Hey service providers, the Technology & Maintenance Council (TMC) is getting close to answering one of your prayers.
During Monday’s task force meetings at TMC’s fall meeting in Orlando, the Council’s S.16 Service Provider Study Group took another step toward publishing a recommended practice for ‘Shop Workload and Prioritization,’ which study group leaders believe will become an invaluable resource for improving efficiency and throughput in heavy-duty service facilities.
Formed specifically to address the constant struggle service providers face in assigning technicians and bays to proficiently complete repair work, S.16’s task force leaders — Scott Witt of Virginia Truck Centers and Matt Panning at Tyson Foods — believe they are now just a year away from taking their proposed RP to ballot.
If that timeframe holds, the study group will debut the industry’s first comprehensive outline for shop prioritization before the end of next year.
“Our intention is to define, measure and eliminate the chaos of service centers,” Panning says.

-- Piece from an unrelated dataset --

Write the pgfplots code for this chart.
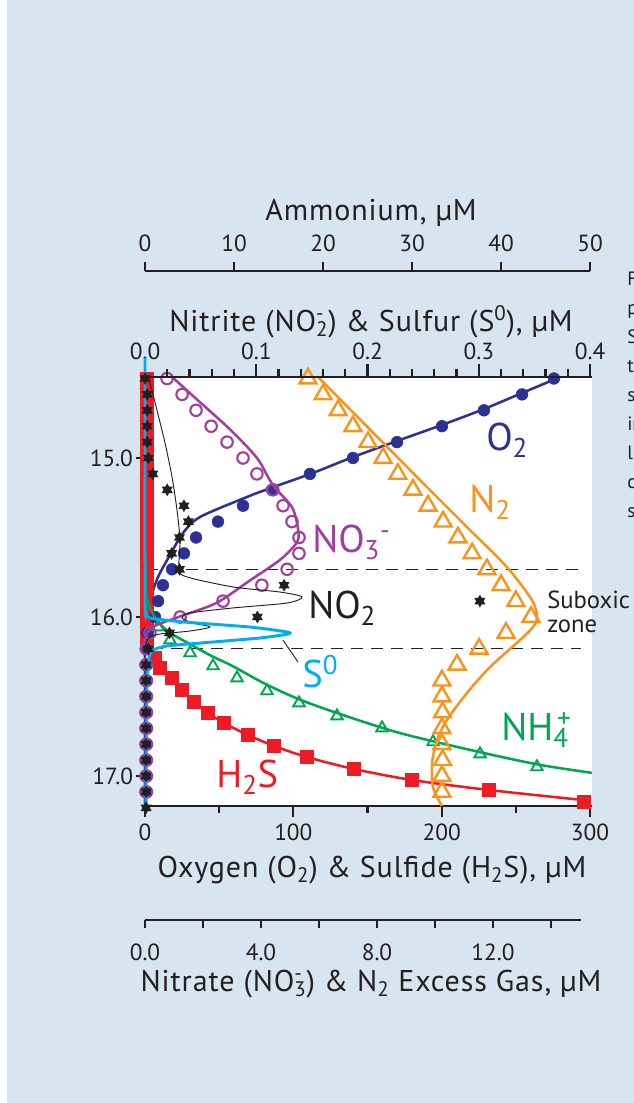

The task force currently has a rough outline of what it wants its finished product to be. The unfinished document offers guidance on rapid repair and triage processes, methods for communicating part and tool requirements through a service facility and instructions on technician staffing to potentially improve productivity.
Monday’s meeting also addressed the possibility of adding even more content.
Homer Hogg at TA/Petro told the task force that quick service technicians can sometimes improve shop productivity more than dedicated bays because they can bounce around from job to job as needed. The task force agreed, and will add language on that concept to its RP.
The group also will add information on the benefits of technician teams thanks to a suggestion from Peter Savage at Clarke Power Services.
Savage says employing technician teams over multiple shifts usually results in a slight dip in their efficiency, but ultimately improves shop productivity because it gets trucks out of the building faster and back to the customers who desperately need them.
The potential RP also addresses another lingering service issue — the tech shortage.
“We have to take waste out of our operations to mitigate the tech shortage,” says Kenneth Calhoun with Truck Centers of Arkansas.